**RAW DATA**
— start —

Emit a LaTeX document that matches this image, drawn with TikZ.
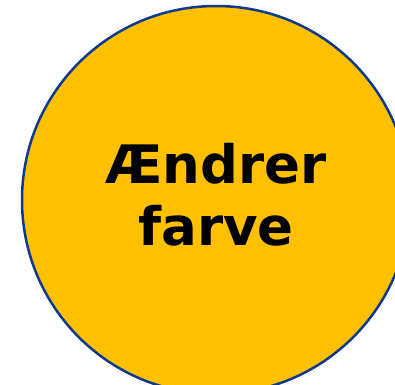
\documentclass[tikz,border=0pt]{standalone}
\usepackage{fontspec}
\setmainfont{DejaVu Sans}
\usepackage{xcolor}
\definecolor{circlefill}{HTML}{FFC000}
\definecolor{circleline}{HTML}{10398C}

\begin{document}
\begin{tikzpicture}[x=1pt,y=1pt]
    % Fix the page to the size of the picture
    \useasboundingbox (0,0) rectangle (395,384);
    \clip (0,0) rectangle (395,384);

    % Draw the coloured disc
    \node[circle, draw=circleline, line width=2.5pt, fill=circlefill,
          minimum size=388pt, inner sep=0pt] (disc) at (216,184) {};

    % Its label, set a little above the centre
    \node[align=center, font=\fontsize{53}{62}\selectfont\bfseries]
          (label) at ([yshift=5pt]disc.center) {Ændrer\\farve};

\end{tikzpicture}
\end{document}
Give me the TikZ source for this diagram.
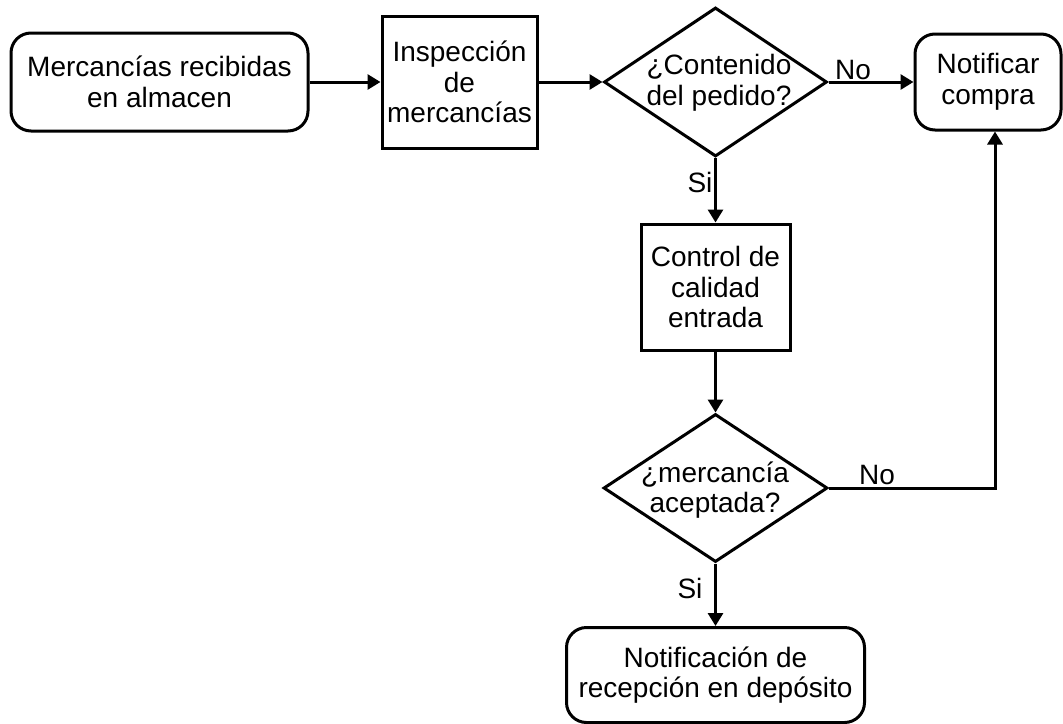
\documentclass[tikz,border=0pt]{standalone}
\usepackage{fontspec}
\setmainfont{Liberation Sans}
\usetikzlibrary{arrows.meta,shapes.geometric}
\begin{document}
\begin{tikzpicture}[x=1pt,y=-1pt,
  every node/.style={font=\fontsize{28}{30.5}\selectfont},
  box/.style={draw,line width=3pt,rectangle,align=center,inner sep=0pt},
  rbox/.style={box,rounded corners=20pt},
  decision/.style={draw,line width=3pt,diamond,inner sep=0pt},
  txt/.style={align=center,inner sep=0pt},
  flow/.style={line width=3pt,-{Triangle[length=13pt,width=15pt]}},
  lbl/.style={inner sep=0pt}]
\useasboundingbox (0,0) rectangle (1063,723);

% process steps
\node[rbox,minimum width=297pt,minimum height=98pt] (recv) at (159.5,82) {Mercancías recibidas\\en almacen};
\node[box,minimum width=155pt,minimum height=132pt] (insp) at (459.5,82) {Inspección\\de\\mercancías};
\node[decision,minimum width=223pt,minimum height=149pt] (cont) at (715.5,82) {};
\node[txt] (contt) at (719,83) {¿Contenido\\del pedido?};
\node[rbox,minimum width=146pt,minimum height=96pt] (notc) at (988,82) {Notificar\\compra};
\node[box,minimum width=149pt,minimum height=126pt] (ctrl) at (715.5,287) {Control de\\calidad\\entrada};
\node[decision,minimum width=224pt,minimum height=148pt] (acep) at (715.5,488) {};
\node[txt] (acept) at (715,490) {¿mercancía\\aceptada?};
\node[rbox,minimum width=298pt,minimum height=95pt] (dep) at (715.5,675) {Notificación de\\recepción en depósito};

% return path from the acceptance check
\coordinate (turn) at (995,488);

% connectors
\draw[flow] (recv.east) -- (insp.west);
\draw[flow] (insp.east) -- (cont.west);
\draw[flow] (cont.east) -- (notc.west);
\draw[flow] (cont.south) -- (ctrl.north);
\draw[flow] (ctrl.south) -- (acep.north);
\draw[flow] (acep.east) -- (turn) -- (turn |- notc.south);
\draw[flow] (acep.south) -- (dep.north);

% branch labels
\node[lbl] (no1) at (853,70) {No};
\node[lbl] (si1) at (700,182) {Si};
\node[lbl] (no2) at (877,475) {No};
\node[lbl] (si2) at (690,588) {Si};
\end{tikzpicture}
\end{document}
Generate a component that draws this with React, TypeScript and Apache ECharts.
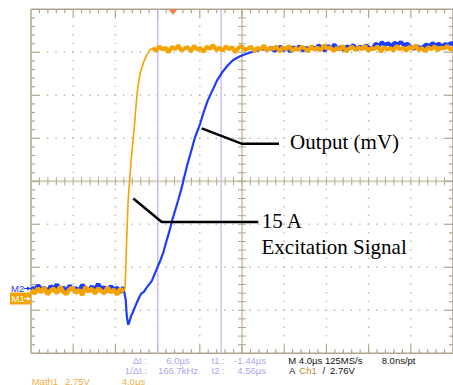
import React, { useEffect, useRef } from "react";
import * as echarts from "echarts";

// ---- Horizontal / vertical scale (oscilloscope settings) ----
const X_MIN = -13.46; // µs at the left graticule edge
const US_PER_DIV = 4; // 4.0 µs / div
const X_DIVS = 10;
const Y_DIVS = 8;
const CURSOR_TIMES = [-1.44, 4.56]; // t1, t2
const TRIGGER_TIME = 0;

// ---- Traces (time in µs, level in divisions from centre) ----
const STEP = 0.3;
const BASE_START = -13.4;
const m1Baseline = [
  -2.52, -2.61, -2.49, -2.58, -2.47, -2.63, -2.54, -2.5, -2.6, -2.45,
  -2.57, -2.62, -2.51, -2.48, -2.59, -2.53, -2.64, -2.46, -2.56, -2.5,
  -2.61, -2.49, -2.55, -2.6, -2.47, -2.58, -2.52, -2.63, -2.5, -2.56,
];
const m2Baseline = [
  -2.46, -2.55, -2.42, -2.53, -2.48, -2.58, -2.44, -2.51, -2.4, -2.54,
  -2.47, -2.57, -2.43, -2.52, -2.49, -2.56, -2.41, -2.5, -2.55, -2.45,
  -2.53, -2.39, -2.51, -2.47, -2.56, -2.44, -2.52, -2.48, -2.58, -2.46,
];
const m1Rise: [number, number][] = [
  [-4.55, -2.48], [-4.5, -2.18], [-4.44, -1.71], [-4.34, -1.02], [-4.25, -0.44],
  [-4.11, 0.03], [-3.97, 0.5], [-3.83, 0.84], [-3.69, 1.19], [-3.54, 1.66],
  [-3.41, 2.01], [-3.32, 2.22], [-3.11, 2.52], [-2.79, 2.77], [-2.48, 2.94],
  [-2.2, 3.05],
];
const M1_TOP_START = -1.9;
const m1Top = [
  3.1, 3.03, 3.14, 3.06, 3.11, 3.0, 3.13, 3.07, 3.16, 3.04,
  3.09, 3.12, 3.02, 3.15, 3.06, 3.1, 3.01, 3.13, 3.08, 3.17,
  3.05, 3.11, 3.03, 3.14, 3.07, 3.12, 3.0, 3.1, 3.15, 3.05,
  3.09, 3.13, 3.02, 3.11, 3.06, 3.16, 3.04, 3.1, 3.08, 3.14,
  3.01, 3.12, 3.07, 3.15, 3.03, 3.1, 3.05, 3.13, 3.09, 3.02,
  3.14, 3.06, 3.11, 3.04, 3.17, 3.08, 3.12, 3.03, 3.1, 3.06,
  3.15, 3.02, 3.09, 3.13, 3.05, 3.11, 3.07, 3.16, 3.03, 3.1,
  3.08, 3.14, 3.01, 3.12, 3.06, 3.1, 3.04, 3.15, 3.07, 3.11,
  3.03, 3.13, 3.08, 3.16, 3.05, 3.1, 3.02, 3.12, 3.07, 3.14,
  3.04, 3.11, 3.09, 3.15, 3.06, 3.1,
];
const m2Rise: [number, number][] = [
  [-4.48, -2.76], [-4.39, -3.11], [-4.25, -3.34], [-4.11, -3.25], [-3.97, -3.13],
  [-3.79, -3.04], [-3.6, -2.92], [-3.32, -2.76], [-3.04, -2.62], [-2.76, -2.57],
  [-2.58, -2.5], [-2.3, -2.41], [-2.02, -2.32], [-1.74, -2.16], [-1.46, -1.99],
  [-1.18, -1.83], [-0.9, -1.64], [-0.62, -1.39], [-0.34, -1.16], [-0.07, -0.9],
  [0.21, -0.67], [0.49, -0.44], [0.77, -0.2], [1.05, 0.08], [1.33, 0.36],
  [1.7, 0.68], [2.07, 1.01], [2.56, 1.33], [2.91, 1.61], [3.28, 1.87],
  [3.75, 2.12], [4.21, 2.36], [4.68, 2.54], [5.14, 2.68], [5.7, 2.82],
  [6.35, 2.91], [7.1, 2.98], [7.84, 3.03], [8.59, 3.07],
];
const M2_TOP_START = 9.0;
const m2Top = [
  3.06, 3.11, 3.03, 3.09, 3.13, 3.05, 3.1, 3.02, 3.12, 3.07, 3.14, 3.04, 3.1, 3.08,
  3.13, 3.06, 3.16, 3.1, 3.04, 3.15, 3.09, 3.18, 3.07, 3.12, 3.05, 3.14, 3.1, 3.17,
  3.06, 3.13, 3.09, 3.16, 3.11, 3.08,
  3.2, 3.15, 3.23, 3.17, 3.21, 3.14, 3.22, 3.18, 3.24, 3.16, 3.2,
  3.13, 3.08, 3.14, 3.1, 3.12,
  3.18, 3.14, 3.21, 3.16, 3.2, 3.13, 3.19, 3.17, 3.22, 3.15,
];

// ---- Read-out texts ----
const readoutCursor1 = ["Δt :", "6.0µs", "t1 :", "-1.44µs"];
const readoutCursor2 = ["1/Δt :", "166.7kHz", "t2 :", "4.56µs"];
const readoutTimebase = ["M 4.0µs 125MS/s", "8.0ns/pt"];
const readoutTrigger = ["A", "Ch1", "/", "2.76V"];
const readoutMath = ["Math1", "2.75V", "4.0µs"];

const ORANGE = "#f5a300";
const BLUE = "#1e3cff";
const LAV = "#b3a3ee";
const MATH_TXT = "#f0b048";
const BORDER = "#b0a68f";
const DOT = "#c2b9a4";
const CENTER = "#d8d0bd";
const CURSOR = "#cbb4f7";

function sampled(start: number, values: number[]): [number, number][] {
  return values.map((v, i) => [Math.round((start + i * STEP) * 100) / 100, v]);
}

const m1BaseData = sampled(BASE_START, m1Baseline);
const m1TopData = sampled(M1_TOP_START, m1Top);
const m2BaseData = sampled(BASE_START, m2Baseline);
const m2TopData = sampled(M2_TOP_START, m2Top);
const m1Data = [...m1BaseData, ...m1Rise, ...m1TopData];
const m2Data = [...m2BaseData, ...m2Rise, ...m2TopData];

function renderGraticule(_params: any, api: any) {
  const children: any[] = [];
  const [x0, yTop] = api.coord([X_MIN, Y_DIVS / 2]);
  const [x1, yBot] = api.coord([X_MIN + X_DIVS * US_PER_DIV, -Y_DIVS / 2]);
  const divX = (x1 - x0) / X_DIVS;
  const divY = (yBot - yTop) / Y_DIVS;
  const line = (a: number, b: number, c: number, d: number, style: any) =>
    children.push({ type: "line", shape: { x1: a, y1: b, x2: c, y2: d }, style });
  const dotW = 1.4;
  for (let k = 1; k < X_DIVS; k++) {
    if (k === X_DIVS / 2) continue;
    const x = x0 + k * divX;
    line(x, yTop, x, yBot, { stroke: DOT, lineWidth: dotW, lineDash: [dotW, divY / 5 - dotW], lineDashOffset: dotW / 2 });
  }
  for (let k = 1; k < Y_DIVS; k++) {
    if (k === Y_DIVS / 2) continue;
    const y = yTop + k * divY;
    line(x0, y, x1, y, { stroke: DOT, lineWidth: dotW, lineDash: [dotW, divX / 5 - dotW], lineDashOffset: dotW / 2 });
  }
  const xc = x0 + (X_DIVS / 2) * divX;
  const yc = yTop + (Y_DIVS / 2) * divY;
  line(xc, yTop, xc, yBot, { stroke: CENTER, lineWidth: 2 });
  line(x0, yc, x1, yc, { stroke: CENTER, lineWidth: 2 });
  for (let i = 1; i < X_DIVS * 5; i++) {
    const x = x0 + (i * divX) / 5;
    line(x, yc - 4, x, yc + 4, { stroke: BORDER, lineWidth: 1 });
    const len = i % 5 === 0 ? 8 : 4;
    line(x, yTop, x, yTop + len, { stroke: BORDER, lineWidth: 1.2 });
    line(x, yBot, x, yBot - len, { stroke: BORDER, lineWidth: 1.2 });
  }
  for (let i = 1; i < Y_DIVS * 5; i++) {
    const y = yTop + (i * divY) / 5;
    line(xc - 4, y, xc + 4, y, { stroke: BORDER, lineWidth: 1 });
    const len = i % 5 === 0 ? 8 : 4;
    line(x0, y, x0 + len, y, { stroke: BORDER, lineWidth: 1.2 });
    line(x1, y, x1 - len, y, { stroke: BORDER, lineWidth: 1.2 });
  }
  line(x0, yTop, x1, yTop, { stroke: BORDER, lineWidth: 1.5 });
  line(x0, yBot, x1, yBot, { stroke: BORDER, lineWidth: 1.5 });
  line(x0, yTop, x0, yBot, { stroke: BORDER, lineWidth: 1.5 });
  line(x1, yTop, x1, yBot, { stroke: BORDER, lineWidth: 1.5 });
  CURSOR_TIMES.forEach((t) => {
    const [x] = api.coord([t, 0]);
    line(x, yTop, x, yBot, { stroke: CURSOR, lineWidth: 1.3 });
  });
  const [xt] = api.coord([TRIGGER_TIME, 0]);
  children.push({
    type: "polygon",
    shape: { points: [[xt - 4.5, yTop], [xt + 4.5, yTop], [xt, yTop + 5.5]] },
    style: { fill: "#f47a4c" },
  });
  return { type: "group", children };
}

function txt(text: string, x: number, y: number, fill: string, font: string, align = "left"): any {
  return {
    type: "text",
    x,
    y,
    z: 20,
    style: {
      text,
      fill,
      font,
      align,
      textAlign: align,
      verticalAlign: "middle",
      textVerticalAlign: "middle",
    },
  };
}

function trace(name: string, data: any[], color: string, width: number, z: number, opacity = 1): any {
  return {
    type: "line",
    name,
    data,
    showSymbol: false,
    symbol: "none",
    lineStyle: { color, width, opacity },
    z,
    silent: true,
    clip: true,
  };
}

export default function App() {
  const ref = useRef<HTMLDivElement>(null);
  useEffect(() => {
    if (!ref.current) return;
    const chart = echarts.init(ref.current, undefined, { renderer: "svg" });
    const small = '9.5px "Liberation Sans", Arial, sans-serif';
    const serif = '21px "Liberation Serif", "Times New Roman", serif';
    const r1 = 360.3;
    const r2 = 370.7;
    const r3 = 381;
    chart.setOption({
      animation: false,
      backgroundColor: "#ffffff",
      grid: { left: 31, top: 9.3, width: 430, height: 344 },
      xAxis: { type: "value", min: X_MIN, max: X_MIN + X_DIVS * US_PER_DIV, show: false },
      yAxis: { type: "value", min: -Y_DIVS / 2, max: Y_DIVS / 2, show: false },
      series: [
        { type: "custom", renderItem: renderGraticule, data: [[0, 0]], z: 1, silent: true, clip: false },
        trace("M2 noise (baseline)", m2BaseData, BLUE, 4.5, 2),
        trace("M2 noise (top)", m2TopData, BLUE, 4, 2),
        trace("Output (mV)", m2Data, BLUE, 2.2, 3),
        trace("M1 noise (baseline)", m1BaseData, ORANGE, 4.5, 4),
        trace("M1 noise (top)", m1TopData, ORANGE, 4, 4),
        trace("15 A Excitation Signal", m1Data, ORANGE, 1.6, 5),
      ],
      graphic: [
        {
          type: "polyline",
          z: 10,
          shape: { points: [[201.7, 128.3], [242, 143.8], [279, 143.8]] },
          style: { stroke: "#000", lineWidth: 2.5, fill: null },
        },
        {
          type: "polyline",
          z: 10,
          shape: { points: [[133.3, 198.5], [161.7, 222], [258.3, 222]] },
          style: { stroke: "#000", lineWidth: 2.5, fill: null },
        },
        txt("Output (mV)", 290, 142, "#000", serif),
        txt("15 A", 261.7, 220.5, "#000", serif),
        txt("Excitation Signal", 261.5, 246.7, "#000", serif),
        txt("M2", 11, 288.5, BLUE, small),
        { type: "line", z: 20, shape: { x1: 24, y1: 288.5, x2: 28, y2: 288.5 }, style: { stroke: BLUE, lineWidth: 1 } },
        { type: "polygon", z: 20, shape: { points: [[27, 286.5], [31, 288.5], [27, 290.5]] }, style: { fill: BLUE } },
        { type: "rect", z: 19, shape: { x: 10, y: 292.5, width: 21, height: 12 }, style: { fill: ORANGE } },
        txt("M1", 11.5, 298.7, "#ffffff", small),
        { type: "line", z: 20, shape: { x1: 24, y1: 298.7, x2: 28, y2: 298.7 }, style: { stroke: "#fff", lineWidth: 1 } },
        { type: "polygon", z: 20, shape: { points: [[27, 296.7], [31, 298.7], [27, 300.7]] }, style: { fill: "#fff" } },
        txt(readoutCursor1[0], 147, r1, LAV, small, "right"),
        txt(readoutCursor1[1], 178, r1, LAV, small, "center"),
        txt(readoutCursor1[2], 211.5, r1, LAV, small),
        txt(readoutCursor1[3], 266, r1, LAV, small, "right"),
        txt(readoutCursor2[0], 147, r2, LAV, small, "right"),
        txt(readoutCursor2[1], 178, r2, LAV, small, "center"),
        txt(readoutCursor2[2], 211.5, r2, LAV, small),
        txt(readoutCursor2[3], 266, r2, LAV, small, "right"),
        txt(readoutTimebase[0], 288.3, r1, "#111", small),
        txt(readoutTimebase[1], 381.7, r1, "#111", small),
        txt(readoutTrigger[0], 289, r2, "#111", small),
        txt(readoutTrigger[1], 299.3, r2, "#c6892b", small),
        txt(readoutTrigger[2], 322.5, r2, "#111", small),
        txt(readoutTrigger[3], 330, r2, "#111", small),
        txt(readoutMath[0], 31.7, r3, MATH_TXT, small),
        txt(readoutMath[1], 65, r3, MATH_TXT, small),
        txt(readoutMath[2], 121.7, r3, MATH_TXT, small),
      ],
    });
    return () => chart.dispose();
  }, []);
  return (
    <div
      ref={ref}
      style={{ position: "fixed", left: 0, top: 0, width: 453, height: 385, background: "#fff" }}
    />
  );
}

— end —

**WRITTEN TASK**
Your task is to repeat the opening line of the entries above and each line after it, ending with the line that has "(0,0) rectangle (1063,723);". Do not include the pictures.

**COMPLETE RESPONSE**
Emit a LaTeX document that matches this image, drawn with TikZ.
\documentclass[tikz,border=0pt]{standalone}
\usepackage{fontspec}
\setmainfont{DejaVu Sans}
\usepackage{xcolor}
\definecolor{circlefill}{HTML}{FFC000}
\definecolor{circleline}{HTML}{10398C}

\begin{document}
\begin{tikzpicture}[x=1pt,y=1pt]
    % Fix the page to the size of the picture
    \useasboundingbox (0,0) rectangle (395,384);
    \clip (0,0) rectangle (395,384);

    % Draw the coloured disc
    \node[circle, draw=circleline, line width=2.5pt, fill=circlefill,
          minimum size=388pt, inner sep=0pt] (disc) at (216,184) {};

    % Its label, set a little above the centre
    \node[align=center, font=\fontsize{53}{62}\selectfont\bfseries]
          (label) at ([yshift=5pt]disc.center) {Ændrer\\farve};

\end{tikzpicture}
\end{document}
Give me the TikZ source for this diagram.
\documentclass[tikz,border=0pt]{standalone}
\usepackage{fontspec}
\setmainfont{Liberation Sans}
\usetikzlibrary{arrows.meta,shapes.geometric}
\begin{document}
\begin{tikzpicture}[x=1pt,y=-1pt,
  every node/.style={font=\fontsize{28}{30.5}\selectfont},
  box/.style={draw,line width=3pt,rectangle,align=center,inner sep=0pt},
  rbox/.style={box,rounded corners=20pt},
  decision/.style={draw,line width=3pt,diamond,inner sep=0pt},
  txt/.style={align=center,inner sep=0pt},
  flow/.style={line width=3pt,-{Triangle[length=13pt,width=15pt]}},
  lbl/.style={inner sep=0pt}]
\useasboundingbox (0,0) rectangle (1063,723);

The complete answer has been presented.